This archived article was written by: Nathan Manley
This year marks the 65th anniversary of Handel’s “Messiah,” performed in Carbon County. On Sunday, Dec. 2, at 7:30 p.m., USU Eastern Professor Russell Wilson, will conduct the Price Civic Chorale and USU Eastern Chamber Choir, at Price Civic Auditorium. The annual production will ring in the Christmas season and holiday spirit for students and members of the community.
George-Frideric Handel, a Baroque-period composer, was known for writing operas, oratorios and organ concertos. Handel emerged as a dramatic genius, quickly achieving fame and riches. But his early success, ultimately acted as a dual-edged sword. He was often accused of being stuck in a creative rut, writing unoriginal and repetitious music, thought to be too similar to his earlier works, which ironically brought the onset of fame and fortune. Handel slumped into a deep depression due to this onslaught of criticism and wrote flop after flop.
Eventually, Handel abandoned writing new operas. But a wealthy landowner named Charles Jennens, who had hired Handel in the past, insisted that he write a new oratorio based on the life, death and resurrection of Jesus Christ. In a letter from Jennens wrote to a mutual friend, he said “I hope Handel will lay out his whole genius and skill upon it, that the composition may excel all his former compositions, as the subject excels every other subject. The subject is Messiah.” Handel agreed to compose in hopes of pulling himself out of his artistic depression.
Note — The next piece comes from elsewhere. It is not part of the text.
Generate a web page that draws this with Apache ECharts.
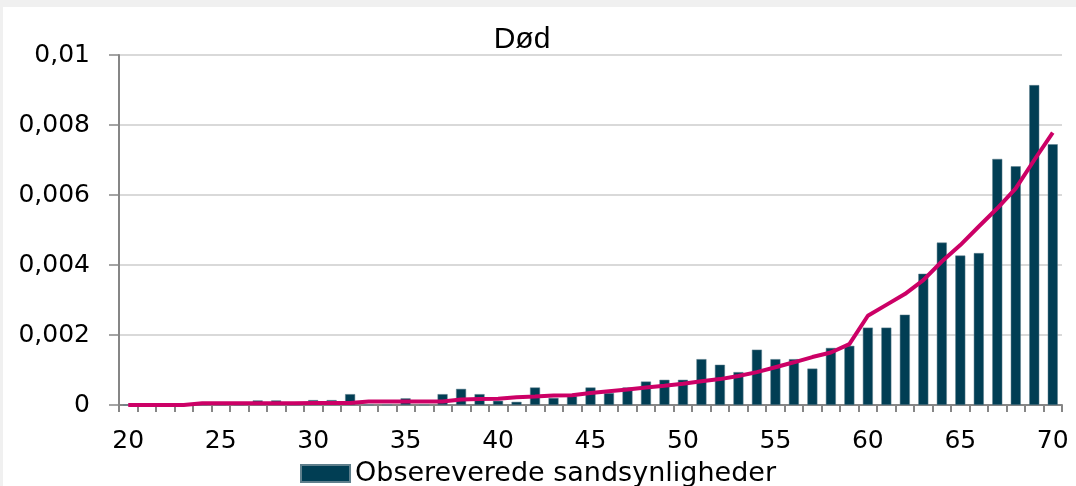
<!DOCTYPE html>
<html>
<head>
<meta charset="utf-8">
<script src="https://cdn.jsdelivr.net/npm/echarts@6/dist/echarts.min.js"></script>
<style>
html,body{margin:0;padding:0;background:#fff;}
#c{width:1076px;height:486px;}
</style>
</head>
<body>
<div id="c"></div>
<script>
const ages = [];
for (let a = 20; a <= 70; a++) ages.push(String(a));

const titleText = 'Død';
const barName = 'Obsereverede sandsynligheder';
const lineName = 'Model';

// observed probabilities (ages 20..70)
const observed = [
  0, 0, 0, 0, 0, 0, 0, 0.00013, 0.00013, 0,
  0.00014, 0.00014, 0.00031, 0, 0, 0.00019, 0, 0.00031, 0.00046, 0.00031,
  0.00012, 0.00009, 0.00050, 0.00020, 0.00025, 0.00050, 0.00034, 0.00050, 0.00067, 0.00072,
  0.00072, 0.00131, 0.00115, 0.00094, 0.00158, 0.00131, 0.00131, 0.00104, 0.00163, 0.00169,
  0.00221, 0.00221, 0.00258, 0.00375, 0.00464, 0.00427, 0.00434, 0.00703, 0.00682, 0.00914,
  0.00745
];

// fitted curve (ages 20..70)
const fitted = [
  0, 0, 0, 0, 0.00005, 0.00005, 0.00005, 0.00005, 0.00005, 0.00005,
  0.00006, 0.00006, 0.00006, 0.00010, 0.00010, 0.00010, 0.00010, 0.00010, 0.00016, 0.00017,
  0.00018, 0.00022, 0.00024, 0.00027, 0.00028, 0.00034, 0.00039, 0.00044, 0.00050, 0.00055,
  0.00061, 0.00068, 0.00074, 0.00083, 0.00094, 0.00108, 0.00122, 0.00137, 0.00150, 0.00174,
  0.00255, 0.00286, 0.00317, 0.00357, 0.00410, 0.00457, 0.00510, 0.00562, 0.00619, 0.00700,
  0.00778
];

const yMin = 0, yMax = 0.01, yStep = 0.002;

const chart = echarts.init(document.getElementById('c'), null, {renderer: 'canvas'});
chart.setOption({
  animation: false,
  backgroundColor: '#ffffff',
  graphic: [
    {type: 'rect', shape: {x: 0, y: 0, width: 1076, height: 7}, style: {fill: '#f0f0f0'}, z: -10},
    {type: 'rect', shape: {x: 0, y: 0, width: 3, height: 486}, style: {fill: '#f0f0f0'}, z: -10}
  ],
  title: {
    text: titleText,
    left: 517,
    textAlign: 'center',
    top: 20,
    textStyle: {fontFamily: 'Liberation Sans', fontSize: 30, fontWeight: 'normal', color: '#000'}
  },
  legend: {
    data: [barName],
    left: 'center',
    top: 455,
    itemWidth: 49,
    itemHeight: 17,
    itemGap: 8,
    icon: 'rect',
    textStyle: {fontFamily: 'DejaVu Sans', fontSize: 27, color: '#000', padding: [0, 0, 0, 0]}
  },
  grid: {left: 119, right: 14, top: 55, bottom: 81, containLabel: false},
  xAxis: {
    type: 'category',
    data: ages,
    boundaryGap: true,
    axisLine: {lineStyle: {color: '#868686', width: 2}},
    axisTick: {show: true, interval: 0, length: 7, lineStyle: {color: '#868686', width: 2}},
    axisLabel: {interval: 4, margin: 24, fontFamily: 'DejaVu Sans', fontSize: 25, color: '#000'},
    splitLine: {show: false}
  },
  yAxis: {
    type: 'value',
    min: yMin,
    max: yMax,
    interval: yStep,
    axisLine: {show: true, lineStyle: {color: '#868686', width: 2}},
    axisTick: {show: true, length: 10, lineStyle: {color: '#868686', width: 1.5}},
    axisLabel: {
      margin: 29,
      fontFamily: 'DejaVu Sans', fontSize: 25, color: '#000',
      formatter: v => v === 0 ? '0' : String(+v.toFixed(4)).replace('.', ',')
    },
    splitLine: {show: true, lineStyle: {color: '#d9d9d9', width: 2}}
  },
  series: [
    {
      name: barName,
      type: 'bar',
      data: observed,
      barWidth: 10,
      itemStyle: {color: '#013E54', borderColor: '#5f7f8c', borderWidth: 0.5}
    },
    {
      name: lineName,
      type: 'line',
      data: fitted,
      showSymbol: false,
      symbol: 'none',
      lineStyle: {color: '#CC0066', width: 4},
      itemStyle: {color: '#CC0066'},
      z: 5
    }
  ]
});
</script>
</body>
</html>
But at the time, one would never have guessed it would be his crowning achievement.
It took Handel 23 days to write the orchestration, choruses and recititations, and after a limited number of rehearsals, “The Messiah” premiered in Dublin, 1741. G. F. Handel was truly a master, proving once again his compositional skill, after a questionable career.
Wilson understands the significance of Handel’s musical and artistic contribution to mankind. He can accurately interpret the music to bring to light the powerful emotions of hope, peace and mercy to give the audience a bone-chilling experience.
In addition to the choir, Wilson has invited down two guest solo trumpeters, Bob Peterson and Ken Tingey, to perform with the orchestra. Vocal soloists have yet to be named.
Handel’s “Messiah” has inspired many since its debut, and will continue to uplift with the eternal message of hope. Join the holiday celebration on Sunday, Dec. 2 at the Price Civic Auditorium, at 7:30 p.m.